A well-managed e-learning program will compound those initial benefits dramatically by easily replicating training across groups and time zones, making your company's workforce smarter-as would any training-with the added bonus of doing it quickly and more efficiently.
Now, consider the opportunity costs that e-learning lets you recoup. A traditional week-long classroom course would cost a company $120,000 in wages alone to train 200 employees who earn $15 an hour. If delivering the course over the Internet reduced the time investment by 40 percent, a safe assumption, that would save the company $48,000 in wages that otherwise would have been "lost." But that savings is minimal compared to the savings in opportunity costs, such as widgets employees will produce by working instead of training.
Let's say that 200 employees who are participating in training produce 50 widgets a week worth $5,000 each, earning the company $250,000 in revenue. That revenue is lost when they spend all week in a classroom.

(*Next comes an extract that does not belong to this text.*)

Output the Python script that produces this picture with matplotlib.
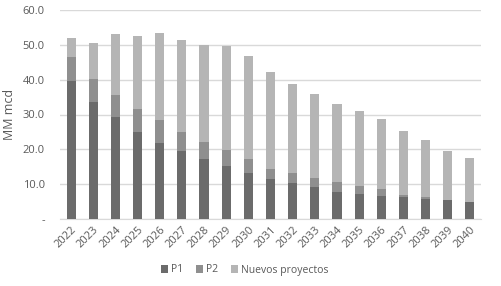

But if those employees spend 60 percent of that time (for example, three days) learning the material online and the remaining two days on the job, they still have time to make 20 widgets. That helps the company recoup $100,000 in opportunity costs (20 widgets x $5,000) on top of the $48,000 in recouped wages. In that scenario, e-learning pays for itself and very quickly.
And we haven't taken into account the real benefits of more-effective production (such as fewer subgrade widgets rejected) or lower turnover among employees who are now better trained and, therefore, more motivated to stay with the company. Make sure your CEO gets that.
Make tough times work for you. When you talk to your CEO, address the tough economy directly. You might think that you'll sink your project by bringing it up, but don't think your CEO has forgotten about it.